● **WHAT YOU NEED TO DO**
Transcribe the lines below verbatim, skipping the images.

-- start of DATA BLOCK --

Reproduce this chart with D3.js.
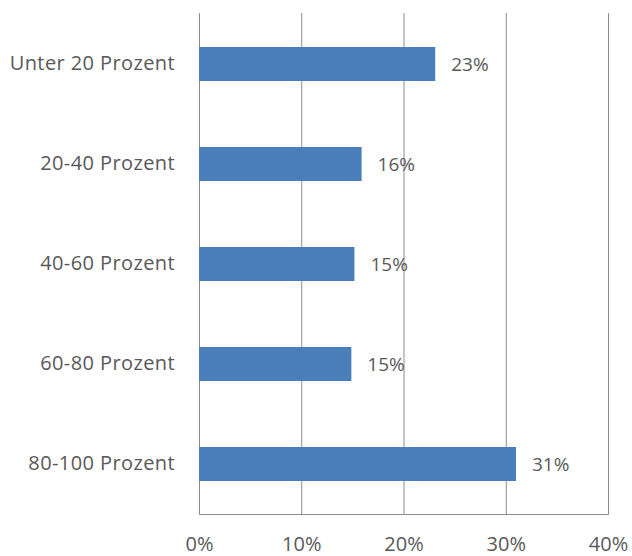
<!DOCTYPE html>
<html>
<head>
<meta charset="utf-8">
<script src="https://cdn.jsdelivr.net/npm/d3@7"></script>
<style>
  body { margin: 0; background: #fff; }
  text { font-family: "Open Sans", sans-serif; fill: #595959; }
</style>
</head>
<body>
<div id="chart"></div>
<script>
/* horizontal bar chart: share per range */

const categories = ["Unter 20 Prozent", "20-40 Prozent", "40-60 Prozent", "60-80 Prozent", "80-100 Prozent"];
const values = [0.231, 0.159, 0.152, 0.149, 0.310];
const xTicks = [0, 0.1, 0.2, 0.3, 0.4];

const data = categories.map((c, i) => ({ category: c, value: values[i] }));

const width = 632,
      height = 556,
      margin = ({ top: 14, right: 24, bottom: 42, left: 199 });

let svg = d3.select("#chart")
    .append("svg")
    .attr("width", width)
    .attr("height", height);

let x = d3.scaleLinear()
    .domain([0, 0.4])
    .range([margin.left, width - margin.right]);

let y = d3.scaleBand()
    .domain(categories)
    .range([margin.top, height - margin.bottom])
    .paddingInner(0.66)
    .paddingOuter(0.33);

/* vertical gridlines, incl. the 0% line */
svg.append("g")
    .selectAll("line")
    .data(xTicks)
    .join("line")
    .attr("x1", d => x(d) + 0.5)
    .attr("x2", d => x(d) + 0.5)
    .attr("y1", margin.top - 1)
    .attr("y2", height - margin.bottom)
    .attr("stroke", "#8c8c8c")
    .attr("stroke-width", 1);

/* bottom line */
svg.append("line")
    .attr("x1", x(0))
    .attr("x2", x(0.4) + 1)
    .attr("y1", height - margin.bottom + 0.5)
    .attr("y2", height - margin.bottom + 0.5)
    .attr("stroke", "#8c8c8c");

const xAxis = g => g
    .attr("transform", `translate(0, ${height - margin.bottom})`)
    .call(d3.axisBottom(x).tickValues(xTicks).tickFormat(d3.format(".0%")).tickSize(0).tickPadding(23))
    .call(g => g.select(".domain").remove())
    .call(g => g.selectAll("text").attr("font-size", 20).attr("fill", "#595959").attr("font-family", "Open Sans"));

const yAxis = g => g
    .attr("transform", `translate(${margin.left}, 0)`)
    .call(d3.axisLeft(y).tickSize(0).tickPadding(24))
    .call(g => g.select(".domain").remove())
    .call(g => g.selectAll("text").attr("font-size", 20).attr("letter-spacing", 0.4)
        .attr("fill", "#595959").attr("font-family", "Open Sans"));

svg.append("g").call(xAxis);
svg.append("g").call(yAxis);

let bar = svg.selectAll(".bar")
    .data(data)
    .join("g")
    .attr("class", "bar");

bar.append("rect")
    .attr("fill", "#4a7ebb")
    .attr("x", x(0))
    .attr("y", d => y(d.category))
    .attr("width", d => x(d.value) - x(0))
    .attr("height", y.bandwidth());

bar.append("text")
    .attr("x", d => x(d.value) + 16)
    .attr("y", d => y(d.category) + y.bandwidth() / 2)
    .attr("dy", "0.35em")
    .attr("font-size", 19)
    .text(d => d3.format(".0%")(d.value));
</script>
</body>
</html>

-- end of DATA BLOCK --

● **WRITTEN SOLUTION**
Reproduce this chart with D3.js.
<!DOCTYPE html>
<html>
<head>
<meta charset="utf-8">
<script src="https://cdn.jsdelivr.net/npm/d3@7"></script>
<style>
  body { margin: 0; background: #fff; }
  text { font-family: "Open Sans", sans-serif; fill: #595959; }
</style>
</head>
<body>
<div id="chart"></div>
<script>
/* horizontal bar chart: share per range */

const categories = ["Unter 20 Prozent", "20-40 Prozent", "40-60 Prozent", "60-80 Prozent", "80-100 Prozent"];
const values = [0.231, 0.159, 0.152, 0.149, 0.310];
const xTicks = [0, 0.1, 0.2, 0.3, 0.4];

const data = categories.map((c, i) => ({ category: c, value: values[i] }));

const width = 632,
      height = 556,
      margin = ({ top: 14, right: 24, bottom: 42, left: 199 });

let svg = d3.select("#chart")
    .append("svg")
    .attr("width", width)
    .attr("height", height);

let x = d3.scaleLinear()
    .domain([0, 0.4])
    .range([margin.left, width - margin.right]);

let y = d3.scaleBand()
    .domain(categories)
    .range([margin.top, height - margin.bottom])
    .paddingInner(0.66)
    .paddingOuter(0.33);

/* vertical gridlines, incl. the 0% line */
svg.append("g")
    .selectAll("line")
    .data(xTicks)
    .join("line")
    .attr("x1", d => x(d) + 0.5)
    .attr("x2", d => x(d) + 0.5)
    .attr("y1", margin.top - 1)
    .attr("y2", height - margin.bottom)
    .attr("stroke", "#8c8c8c")
    .attr("stroke-width", 1);

/* bottom line */
svg.append("line")
    .attr("x1", x(0))
    .attr("x2", x(0.4) + 1)
    .attr("y1", height - margin.bottom + 0.5)
    .attr("y2", height - margin.bottom + 0.5)
    .attr("stroke", "#8c8c8c");

const xAxis = g => g
    .attr("transform", `translate(0, ${height - margin.bottom})`)
    .call(d3.axisBottom(x).tickValues(xTicks).tickFormat(d3.format(".0%")).tickSize(0).tickPadding(23))
    .call(g => g.select(".domain").remove())
    .call(g => g.selectAll("text").attr("font-size", 20).attr("fill", "#595959").attr("font-family", "Open Sans"));

const yAxis = g => g
    .attr("transform", `translate(${margin.left}, 0)`)
    .call(d3.axisLeft(y).tickSize(0).tickPadding(24))
    .call(g => g.select(".domain").remove())
    .call(g => g.selectAll("text").attr("font-size", 20).attr("letter-spacing", 0.4)
        .attr("fill", "#595959").attr("font-family", "Open Sans"));

svg.append("g").call(xAxis);
svg.append("g").call(yAxis);

let bar = svg.selectAll(".bar")
    .data(data)
    .join("g")
    .attr("class", "bar");

bar.append("rect")
    .attr("fill", "#4a7ebb")
    .attr("x", x(0))
    .attr("y", d => y(d.category))
    .attr("width", d => x(d.value) - x(0))
    .attr("height", y.bandwidth());

bar.append("text")
    .attr("x", d => x(d.value) + 16)
    .attr("y", d => y(d.category) + y.bandwidth() / 2)
    .attr("dy", "0.35em")
    .attr("font-size", 19)
    .text(d => d3.format(".0%")(d.value));
</script>
</body>
</html>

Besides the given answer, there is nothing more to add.